Here's a look at manufacturing from the point of view of potential investors: At Nibletz ("The Voice of Startups Everywhere Else"), Jane Brown writes, "For an idea to be commercially viable it has to be in the Goldilocks zone—one that’s neither too old nor too new. And many manufacturing ideas fall within that ideal zone."
"While you need a large amount of money to start – we’re talking about paying for the high cost of men, materials, and machines," Brown writes, "it’s not impossible to raise the funds from crowdfunding, banks, or investors if you’ve done your due diligence, researched the market, benchmarked what the competition has done, and come up with a business plan that is grounded in the reality of marketplace dynamics."
She goes on to offer six ideas to consider before making the leap into manufacturing, including:
"Use the latest breakthroughs in material science.
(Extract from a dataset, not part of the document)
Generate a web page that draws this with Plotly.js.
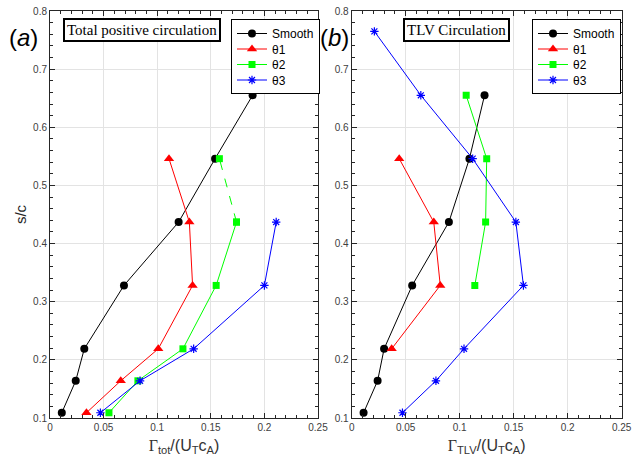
<!DOCTYPE html>
<html>
<head>
<meta charset="utf-8">
<script src="https://cdn.plot.ly/plotly-3.0.1.min.js"></script>
<style>html,body{margin:0;padding:0;background:#fff;}#chart{width:635px;height:457px;}</style>
</head>
<body>
<div id="chart"></div>
<script>
// ---- data (s/c levels and normalized circulation) ----
const seriesNames = ['Smooth', 'θ1', 'θ2', 'θ3'];

// (a) Total positive circulation
const totSmoothS = [0.109, 0.164, 0.219, 0.328, 0.437, 0.546, 0.655];
const totSmoothX = [0.011, 0.024, 0.032, 0.069, 0.120, 0.154, 0.189];
const totTheta1S = [0.109, 0.164, 0.219, 0.328, 0.437, 0.546];
const totTheta1X = [0.034, 0.066, 0.101, 0.133, 0.130, 0.111];
const totTheta2S = [0.109, 0.164, 0.219, 0.328, 0.437, 0.546];
const totTheta2X = [0.055, 0.082, 0.124, 0.155, 0.174, 0.158];
const totTheta3S = [0.109, 0.164, 0.219, 0.328, 0.437];
const totTheta3X = [0.047, 0.084, 0.134, 0.200, 0.211];

// (b) TLV circulation
const tlvSmoothS = [0.109, 0.164, 0.219, 0.328, 0.437, 0.546, 0.655];
const tlvSmoothX = [0.011, 0.024, 0.030, 0.056, 0.090, 0.109, 0.123];
const tlvTheta1S = [0.219, 0.328, 0.437, 0.546];
const tlvTheta1X = [0.037, 0.082, 0.076, 0.044];
const tlvTheta2S = [0.328, 0.437, 0.546, 0.655];
const tlvTheta2X = [0.114, 0.124, 0.125, 0.106];
const tlvTheta3S = [0.109, 0.164, 0.219, 0.328, 0.437, 0.546, 0.655, 0.765];
const tlvTheta3X = [0.047, 0.078, 0.104, 0.159, 0.152, 0.112, 0.064, 0.021];

const xTicks = [0, 0.05, 0.1, 0.15, 0.2, 0.25];
const xTickText = ['0', '0.05', '0.1', '0.15', '0.2', '0.25'];
const yTicks = [0.1, 0.2, 0.3, 0.4, 0.5, 0.6, 0.7, 0.8];
const yTickText = ['0.1', '0.2', '0.3', '0.4', '0.5', '0.6', '0.7', '0.8'];

// ---- styles ----
const styles = [
  {color: '#000000', symbol: 'circle', size: 8},
  {color: '#ff0000', symbol: 'triangle-up', size: 9},
  {color: '#00ff00', symbol: 'square', size: 7},
  {color: '#0000ff', symbol: 'asterisk-open', size: 7}
];

function tr(x, y, i, xa, ya, leg, showleg, dash) {
  const s = styles[i];
  const m = {color: s.color, symbol: s.symbol, size: s.size};
  if (s.symbol === 'asterisk-open') m.line = {color: s.color, width: 1.2};
  return {
    x: x, y: y, type: 'scatter', mode: 'lines+markers',
    name: seriesNames[i], xaxis: xa, yaxis: ya, legend: leg,
    showlegend: showleg,
    line: {color: s.color, width: 1, dash: dash || 'solid'},
    marker: m
  };
}

const nT2 = totTheta2S.length;
const data = [
  tr(totSmoothX, totSmoothS, 0, 'x', 'y', 'legend', true),
  tr(totTheta1X, totTheta1S, 1, 'x', 'y', 'legend', true),
  tr(totTheta2X.slice(0, nT2 - 1), totTheta2S.slice(0, nT2 - 1), 2, 'x', 'y', 'legend', true),
  tr(totTheta2X.slice(nT2 - 2), totTheta2S.slice(nT2 - 2), 2, 'x', 'y', 'legend', false, 'dash'),
  tr(totTheta3X, totTheta3S, 3, 'x', 'y', 'legend', true),
  tr(tlvSmoothX, tlvSmoothS, 0, 'x2', 'y2', 'legend2', true),
  tr(tlvTheta1X, tlvTheta1S, 1, 'x2', 'y2', 'legend2', true),
  tr(tlvTheta2X, tlvTheta2S, 2, 'x2', 'y2', 'legend2', true),
  tr(tlvTheta3X, tlvTheta3S, 3, 'x2', 'y2', 'legend2', true)
];

const W = 635, H = 457;
const axisCol = '#262626';
const tickFont = {family: 'Liberation Sans, Arial, sans-serif', size: 10, color: '#404040'};

function xAxis(d0, d1, anchor, titleHtml) {
  return {
    domain: [d0 / W, d1 / W], anchor: anchor, range: [0, 0.25],
    tickmode: 'array', tickvals: xTicks, ticktext: xTickText,
    ticks: 'inside', ticklen: 5, tickcolor: axisCol, tickwidth: 1,
    showline: true, linecolor: axisCol, linewidth: 1, mirror: 'allticks',
    showgrid: true, gridcolor: '#e3e3e3', gridwidth: 1, zeroline: false,
    minor: {tickmode: 'linear', tick0: 0, dtick: 0.01, ticks: 'inside', ticklen: 3, tickcolor: axisCol, showgrid: false},
    tickfont: tickFont,
    title: {text: titleHtml, font: {family: 'Liberation Sans, Arial, sans-serif', size: 16, color: '#333'}, standoff: 7}
  };
}
function yAxis(anchor, titleText) {
  return {
    domain: [1 - 418 / H, 1 - 11 / H], anchor: anchor, range: [0.1, 0.8],
    tickmode: 'array', tickvals: yTicks, ticktext: yTickText,
    ticks: 'inside', ticklen: 5, tickcolor: axisCol, tickwidth: 1,
    showline: true, linecolor: axisCol, linewidth: 1, mirror: 'allticks',
    showgrid: true, gridcolor: '#e3e3e3', gridwidth: 1, zeroline: false,
    minor: {tickmode: 'linear', tick0: 0.1, dtick: 0.02, ticks: 'inside', ticklen: 3, tickcolor: axisCol, showgrid: false},
    tickfont: tickFont,
    title: {text: titleText, font: {family: 'Liberation Sans, Arial, sans-serif', size: 15, color: '#262626'}, standoff: 2}
  };
}

const G = '<span style="font-family:Liberation Serif">Γ</span>';
const legendBase = {
  bgcolor: '#ffffff', bordercolor: '#000000', borderwidth: 1,
  font: {family: 'Liberation Sans, Arial, sans-serif', size: 12, color: '#000'},
  xanchor: 'left', yanchor: 'top', xref: 'paper', yref: 'paper',
  tracegroupgap: 0, itemwidth: 30
};

function boxTitle(text, cx) {
  return {text: text, xref: 'paper', yref: 'paper', x: cx / W, y: 1 - 30.5 / H,
    xanchor: 'center', yanchor: 'middle',
    showarrow: false, font: {family: 'Liberation Serif, Times New Roman, serif', size: 15, color: '#000'},
    bordercolor: '#000', borderwidth: 2, borderpad: 2, bgcolor: '#fff'};
}
function panelLabel(text, cx) {
  return {text: text, xref: 'paper', yref: 'paper', x: cx / W, y: 1 - 37 / H,
    xanchor: 'center', yanchor: 'middle',
    showarrow: false, font: {family: 'Liberation Sans, Arial, sans-serif', size: 24, color: '#000'}};
}

const layout = {
  width: W, height: H,
  margin: {l: 0, r: 0, t: 0, b: 0},
  paper_bgcolor: '#ffffff', plot_bgcolor: '#ffffff',
  showlegend: true,
  xaxis: xAxis(50, 318, 'y', G + '<sub>tot</sub>/(U<sub>T</sub>c<sub>A</sub>)'),
  yaxis: yAxis('x', 's/c'),
  xaxis2: xAxis(351.7, 621.7, 'y2', G + '<sub>TLV</sub>/(U<sub>T</sub>c<sub>A</sub>)'),
  yaxis2: yAxis('x2', ''),
  legend: Object.assign({}, legendBase, {x: 231 / W, y: 1 - 19 / H}),
  legend2: Object.assign({}, legendBase, {x: 532 / W, y: 1 - 19 / H}),
  annotations: [
    boxTitle('Total positive circulation', 141.5),
    boxTitle('TLV Circulation', 456),
    panelLabel('(<i>a</i>)', 23),
    panelLabel('(<i>b</i>)', 335)
  ]
};

// Tighten legend row spacing (MATLAB-style compact legend)
function compactLegend(cls, step) {
  const g = document.querySelector('#chart g.' + cls);
  if (!g) return;
  const items = g.querySelectorAll('g.traces');
  if (items.length < 2) return;
  const parse = el => {
    const m = /translate\(\s*([-\d.e]+)[ ,]+([-\d.e]+)\s*\)/.exec(el.getAttribute('transform') || '');
    return m ? [parseFloat(m[1]), parseFloat(m[2])] : null;
  };
  const p0 = parse(items[0]), p1 = parse(items[1]);
  if (!p0 || !p1) return;
  const orig = p1[1] - p0[1];
  const startY = p0[1] - 1;
  items.forEach((it, i) => {
    const p = parse(it);
    if (p) it.setAttribute('transform', 'translate(' + p[0] + ',' + (startY + i * step) + ')');
  });
  const shrink = (items.length - 1) * (orig - step) + 3;
  g.querySelectorAll('rect.bg').forEach(bg => {
    const h = parseFloat(bg.getAttribute('height'));
    if (!isNaN(h)) bg.setAttribute('height', h - shrink);
  });
}

Plotly.newPlot('chart', data, layout, {displayModeBar: false, staticPlot: true}).then(() => {
  compactLegend('legend', 15.5);
  compactLegend('legend2', 15.5);
});
</script>
</body>
</html>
The right materials for your manufacturing processes can reduce downtime, prolong service life, and lower operational expenses."
"Understand the legal side of things. Manufacturing is heavily regulated and you want to make sure that you have all the right licenses and certifications."
"Establish mutually beneficial relationships with larger partners. In the beginning, you won’t be big enough to be taken seriously by larger manufacturers."
"When you start, do it in small steps. When you first start, you are too small, naive and vulnerable to have figured everything out."